Board-level shear, bend, drop and thermal cycling reliability of lead-free chip scale packages with partial underfill: a low-cost alternative to full underfill

Full capillary flow underfill (FCFU) has been proven to be effective in improving the board-level mechanical reliability of lead-free (LF) area array packages (AAPs). However, the FCFU may have negative effects on the thermal cycling reliability of AAPs depending on the material properties of underfills, including coefficients of thermal expansion, glass transition temperature, modulus, and adhesion strength. In addition, the increased cost, time-consuming processes, and poor reworkability caused by the application of FCFU have also hindered the widespread use of the board-level underfills.

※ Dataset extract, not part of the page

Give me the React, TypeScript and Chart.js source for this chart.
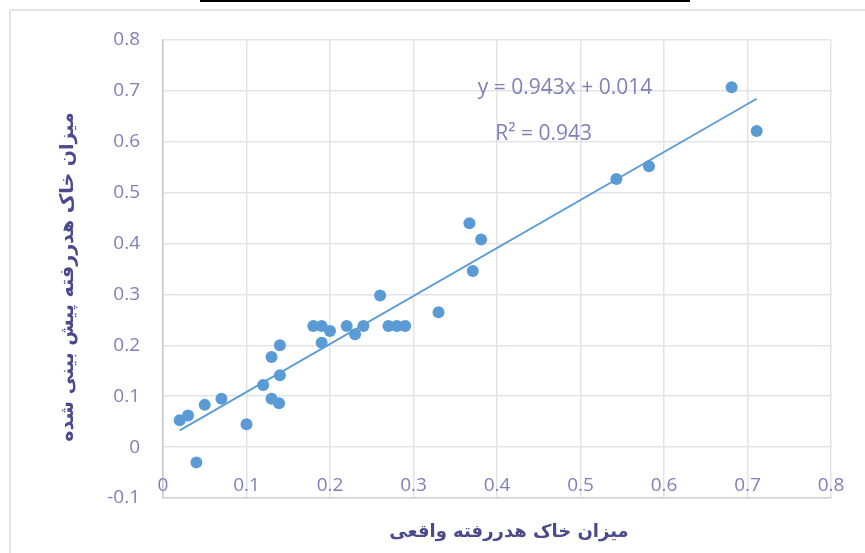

In order to address these challenges, a partial capillary flow underfill (PCFU) or corner-only underfill approach was developed. However, data are scarce for board-level solder joint reliability of LF AAPs with PCFU, especially for portable electronics applications. In this paper, the overall reliability of LF chip scale packages (CSPs) with FCFU and PCFU was comparatively studied using the AAP-to-board interconnection shear test, monotonic 3-point bending test, vertical free drop test, and thermal cycling test. One set of non-underfilled CSP assemblies was tested as the control. The test results indicated that the mechanical performance of underfilled CSPs was significantly enhanced compared to the CSPs without underfill, especially for drop reliability. However, the characteristic life values of CSPs with FCFU and PCFU during the thermal cycling test were reduced by 15% and 8%, respectively. The improvement in overall boardlevel solder joint reliability of LF CSPs provided by the PCFU was comparable to that of the FCFU. Hence, partial underfill can be used as a good alternative to full underfill. Failure analysis demonstrated that the dominant failure mode was PCB pad cratering in shear and bending test, and the brittle fracture at the CSP intermetallic compound/solder interface was dominant for all the test groups under drop loading conditions. In contrast, the failure mechanisms of the underfilled and control boards were different during the thermal cycling test: PCB pad cratering and bulk solder fatigue crack were found in the CSPs with and without underfill, respectively.